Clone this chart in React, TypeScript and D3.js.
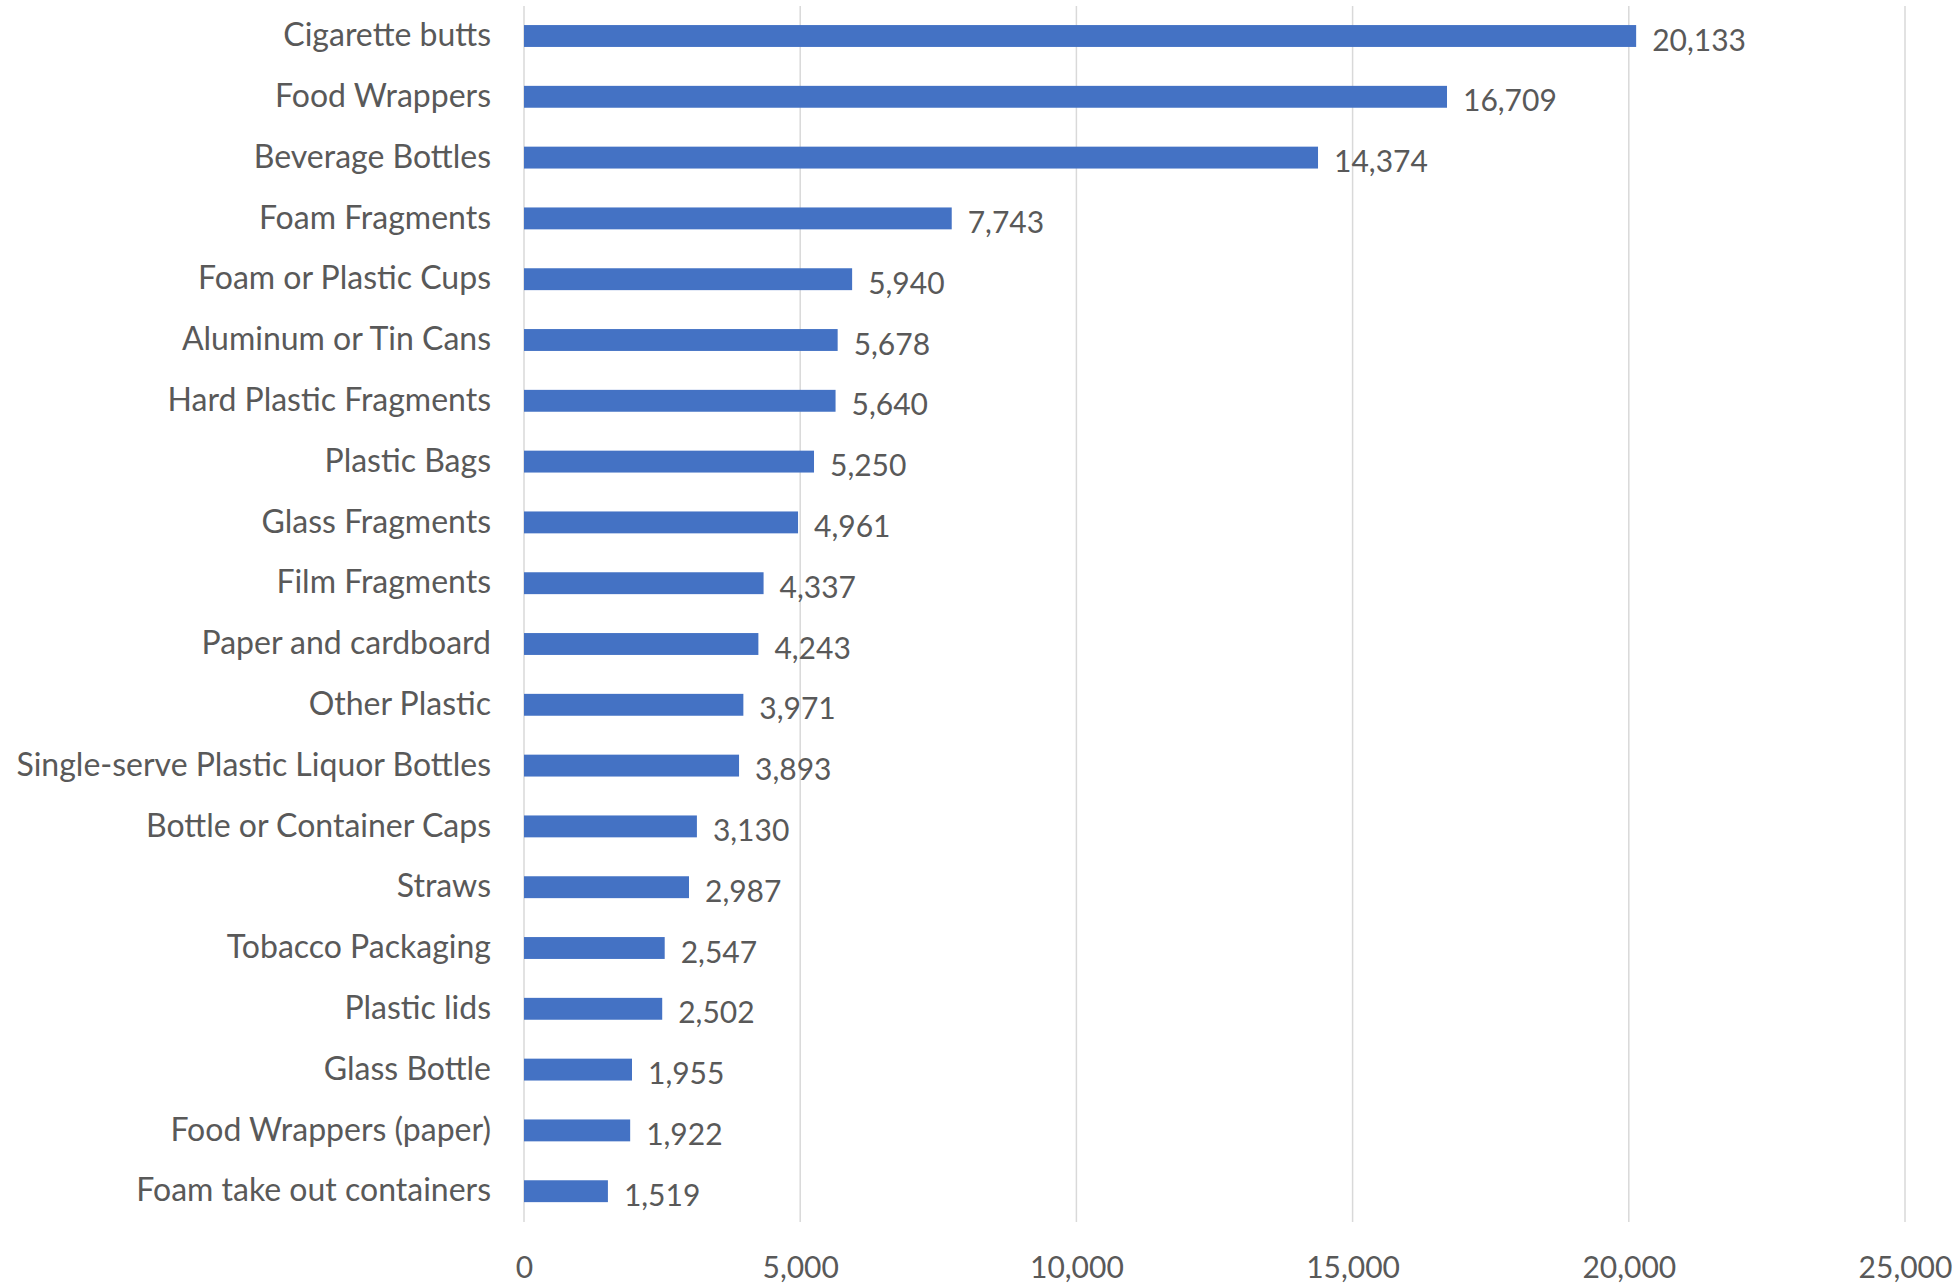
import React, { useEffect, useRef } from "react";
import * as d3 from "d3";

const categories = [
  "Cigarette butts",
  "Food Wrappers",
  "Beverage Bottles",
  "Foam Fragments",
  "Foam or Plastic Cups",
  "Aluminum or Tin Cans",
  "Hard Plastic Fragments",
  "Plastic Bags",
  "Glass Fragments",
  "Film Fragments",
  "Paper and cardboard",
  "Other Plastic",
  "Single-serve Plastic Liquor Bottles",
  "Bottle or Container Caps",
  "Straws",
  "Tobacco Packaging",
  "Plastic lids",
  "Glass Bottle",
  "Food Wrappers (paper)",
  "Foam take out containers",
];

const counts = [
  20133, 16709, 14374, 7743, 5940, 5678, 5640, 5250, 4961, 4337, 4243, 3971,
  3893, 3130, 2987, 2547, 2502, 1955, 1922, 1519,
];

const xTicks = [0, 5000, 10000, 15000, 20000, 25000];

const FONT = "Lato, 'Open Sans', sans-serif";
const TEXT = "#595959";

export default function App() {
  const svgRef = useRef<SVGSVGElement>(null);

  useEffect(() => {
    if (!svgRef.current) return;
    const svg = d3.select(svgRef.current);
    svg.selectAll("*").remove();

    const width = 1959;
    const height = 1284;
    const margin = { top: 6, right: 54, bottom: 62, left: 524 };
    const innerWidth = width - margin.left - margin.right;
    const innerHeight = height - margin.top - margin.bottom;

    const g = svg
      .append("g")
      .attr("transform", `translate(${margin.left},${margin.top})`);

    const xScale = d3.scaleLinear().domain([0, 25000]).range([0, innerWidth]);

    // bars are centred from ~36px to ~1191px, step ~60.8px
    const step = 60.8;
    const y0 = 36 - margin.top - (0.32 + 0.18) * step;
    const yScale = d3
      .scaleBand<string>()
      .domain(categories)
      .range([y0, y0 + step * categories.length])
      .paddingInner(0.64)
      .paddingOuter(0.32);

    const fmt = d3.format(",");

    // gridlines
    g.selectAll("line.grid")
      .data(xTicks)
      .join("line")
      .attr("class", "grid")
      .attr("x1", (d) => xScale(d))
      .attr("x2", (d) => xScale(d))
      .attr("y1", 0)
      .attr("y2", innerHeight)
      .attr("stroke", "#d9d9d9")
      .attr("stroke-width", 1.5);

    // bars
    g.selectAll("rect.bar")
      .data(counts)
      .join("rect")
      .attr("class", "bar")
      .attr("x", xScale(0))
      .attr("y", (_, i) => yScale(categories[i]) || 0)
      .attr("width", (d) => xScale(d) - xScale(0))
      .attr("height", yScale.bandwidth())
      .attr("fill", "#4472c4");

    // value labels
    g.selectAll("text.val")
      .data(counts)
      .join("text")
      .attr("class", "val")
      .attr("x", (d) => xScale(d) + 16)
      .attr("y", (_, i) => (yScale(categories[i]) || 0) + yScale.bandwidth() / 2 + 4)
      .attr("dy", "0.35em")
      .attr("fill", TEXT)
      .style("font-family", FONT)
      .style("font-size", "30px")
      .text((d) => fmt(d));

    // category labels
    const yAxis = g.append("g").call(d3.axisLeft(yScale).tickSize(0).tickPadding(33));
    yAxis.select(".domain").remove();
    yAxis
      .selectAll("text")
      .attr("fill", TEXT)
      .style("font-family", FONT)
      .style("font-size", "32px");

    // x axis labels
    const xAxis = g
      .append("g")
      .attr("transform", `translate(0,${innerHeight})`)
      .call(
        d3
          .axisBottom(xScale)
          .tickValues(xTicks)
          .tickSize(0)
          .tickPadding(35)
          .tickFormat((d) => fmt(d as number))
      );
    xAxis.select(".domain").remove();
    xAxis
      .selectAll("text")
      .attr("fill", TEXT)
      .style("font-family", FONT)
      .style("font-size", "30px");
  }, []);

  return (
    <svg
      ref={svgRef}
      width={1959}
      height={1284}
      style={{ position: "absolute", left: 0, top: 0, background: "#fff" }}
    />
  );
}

- WHAT YOU SHOULD DO:
Repeat the material above in full and exactly, apart from the pictures.

- SOLUTION TO THIS PROBLEM:
Clone this chart in React, TypeScript and D3.js.
import React, { useEffect, useRef } from "react";
import * as d3 from "d3";

const categories = [
  "Cigarette butts",
  "Food Wrappers",
  "Beverage Bottles",
  "Foam Fragments",
  "Foam or Plastic Cups",
  "Aluminum or Tin Cans",
  "Hard Plastic Fragments",
  "Plastic Bags",
  "Glass Fragments",
  "Film Fragments",
  "Paper and cardboard",
  "Other Plastic",
  "Single-serve Plastic Liquor Bottles",
  "Bottle or Container Caps",
  "Straws",
  "Tobacco Packaging",
  "Plastic lids",
  "Glass Bottle",
  "Food Wrappers (paper)",
  "Foam take out containers",
];

const counts = [
  20133, 16709, 14374, 7743, 5940, 5678, 5640, 5250, 4961, 4337, 4243, 3971,
  3893, 3130, 2987, 2547, 2502, 1955, 1922, 1519,
];

const xTicks = [0, 5000, 10000, 15000, 20000, 25000];

const FONT = "Lato, 'Open Sans', sans-serif";
const TEXT = "#595959";

export default function App() {
  const svgRef = useRef<SVGSVGElement>(null);

  useEffect(() => {
    if (!svgRef.current) return;
    const svg = d3.select(svgRef.current);
    svg.selectAll("*").remove();

    const width = 1959;
    const height = 1284;
    const margin = { top: 6, right: 54, bottom: 62, left: 524 };
    const innerWidth = width - margin.left - margin.right;
    const innerHeight = height - margin.top - margin.bottom;

    const g = svg
      .append("g")
      .attr("transform", `translate(${margin.left},${margin.top})`);

    const xScale = d3.scaleLinear().domain([0, 25000]).range([0, innerWidth]);

    // bars are centred from ~36px to ~1191px, step ~60.8px
    const step = 60.8;
    const y0 = 36 - margin.top - (0.32 + 0.18) * step;
    const yScale = d3
      .scaleBand<string>()
      .domain(categories)
      .range([y0, y0 + step * categories.length])
      .paddingInner(0.64)
      .paddingOuter(0.32);

    const fmt = d3.format(",");

    // gridlines
    g.selectAll("line.grid")
      .data(xTicks)
      .join("line")
      .attr("class", "grid")
      .attr("x1", (d) => xScale(d))
      .attr("x2", (d) => xScale(d))
      .attr("y1", 0)
      .attr("y2", innerHeight)
      .attr("stroke", "#d9d9d9")
      .attr("stroke-width", 1.5);

    // bars
    g.selectAll("rect.bar")
      .data(counts)
      .join("rect")
      .attr("class", "bar")
      .attr("x", xScale(0))
      .attr("y", (_, i) => yScale(categories[i]) || 0)
      .attr("width", (d) => xScale(d) - xScale(0))
      .attr("height", yScale.bandwidth())
      .attr("fill", "#4472c4");

    // value labels
    g.selectAll("text.val")
      .data(counts)
      .join("text")
      .attr("class", "val")
      .attr("x", (d) => xScale(d) + 16)
      .attr("y", (_, i) => (yScale(categories[i]) || 0) + yScale.bandwidth() / 2 + 4)
      .attr("dy", "0.35em")
      .attr("fill", TEXT)
      .style("font-family", FONT)
      .style("font-size", "30px")
      .text((d) => fmt(d));

    // category labels
    const yAxis = g.append("g").call(d3.axisLeft(yScale).tickSize(0).tickPadding(33));
    yAxis.select(".domain").remove();
    yAxis
      .selectAll("text")
      .attr("fill", TEXT)
      .style("font-family", FONT)
      .style("font-size", "32px");

    // x axis labels
    const xAxis = g
      .append("g")
      .attr("transform", `translate(0,${innerHeight})`)
      .call(
        d3
          .axisBottom(xScale)
          .tickValues(xTicks)
          .tickSize(0)
          .tickPadding(35)
          .tickFormat((d) => fmt(d as number))
      );
    xAxis.select(".domain").remove();
    xAxis
      .selectAll("text")
      .attr("fill", TEXT)
      .style("font-family", FONT)
      .style("font-size", "30px");
  }, []);

  return (
    <svg
      ref={svgRef}
      width={1959}
      height={1284}
      style={{ position: "absolute", left: 0, top: 0, background: "#fff" }}
    />
  );
}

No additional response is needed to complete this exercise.